Host a testing event, educational event, World AIDS Day event, or even a memorial vigil at your school, church, or community center. October is AIDS Awareness Month and December 1st is World AIDS Day.

Click on Learn More to find a list of all the National HIV Awareness Days:

Learn More
International Overdose Awareness Day

HIV isn’t the only epidemic with an international awareness day. Attend a statewide or local Overdose Awareness Day Event on August 31st! Click the link to check out Connecticut’s 2021 International Overdose Awareness Day Flyer.

Join a Meeting

Attend a meeting

Click a meeting below for more information:

The CT HIV Planning Consortium (CHPC) is a statewide planning body for HIV care and prevention services. It is a diverse group of providers and community members, including PLWH. Meetings are open to the public.

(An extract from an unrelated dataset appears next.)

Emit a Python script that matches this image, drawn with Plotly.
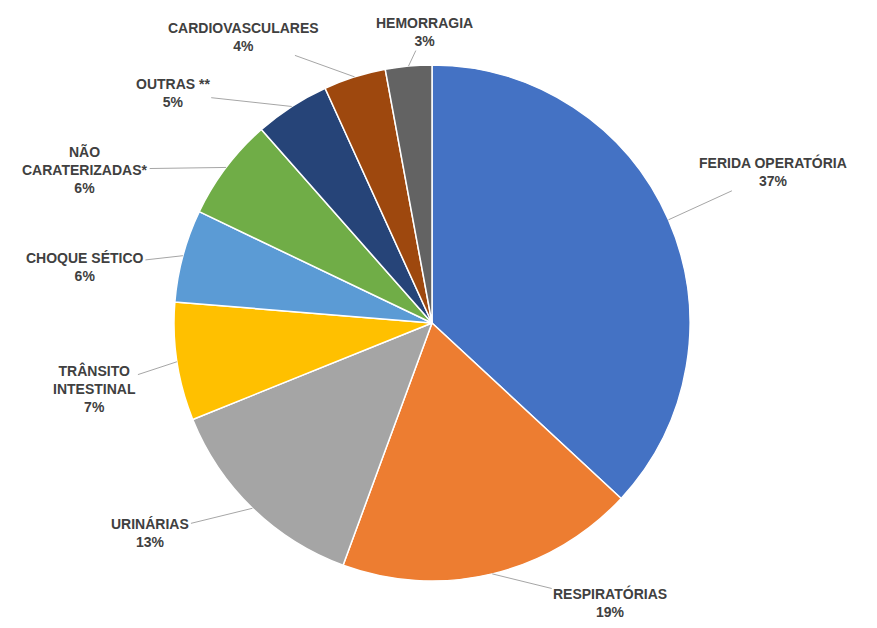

The Ryan White Part A Planning Council serves Hartford, Tolland and Middlesex counties, meets regularly and is supported by Amplify Staff, Marie Raynor.

The New Haven/Fairfield Counties Ryan White Planning Council has local meetings to plan how HIV care and prevention services will be funded and implemented at the local level. Meetings are open to the public.

Help Combat Stigma

What is stigma?

Stigma refers to unfair attitudes, behaviors, beliefs, or judgements toward people living with HIV or at risk for HIV. People with HIV, STIs, SUD or VH, are often treated and talked about negatively, and this can cause them harm and keep them from getting the help and services they need. 

How does stigma impact people?

Stigma and discrimination:

  • Make it harder for people and communities to combat HIV
  • Make it harder for people to get tested for HIV out of fear of being labeled and mistreated
  • Make it harder for people living with HIV to get the lifesaving services they need
  • Make it harder for people living with HIV to disclose their status to family, friends and partners

Enacted Stigma can:

  • Result in discrimination or potential violence
  • Result in loss of housing, jobs, relationships, etc.
  • Result in reduced hope, fear, anxiety, depression, isolation, etc.
  • Result in people with HIV not getting the information and services needed for fear it will make others think they have HIV, are promiscuous or unfaithful, or are members of populations associated with HIV, like people who inject drugs, sex workers and gay men.
  • Result in poorer health outcomes.
  • It can make people less likely to get tested for HIV, use condoms, ask their partners about their status, use clean needles and injection equipment, or access biomedical prevention options, such as male circumcision and pre-exposure prophylaxis (PEP), essentially preventing them from staying safe.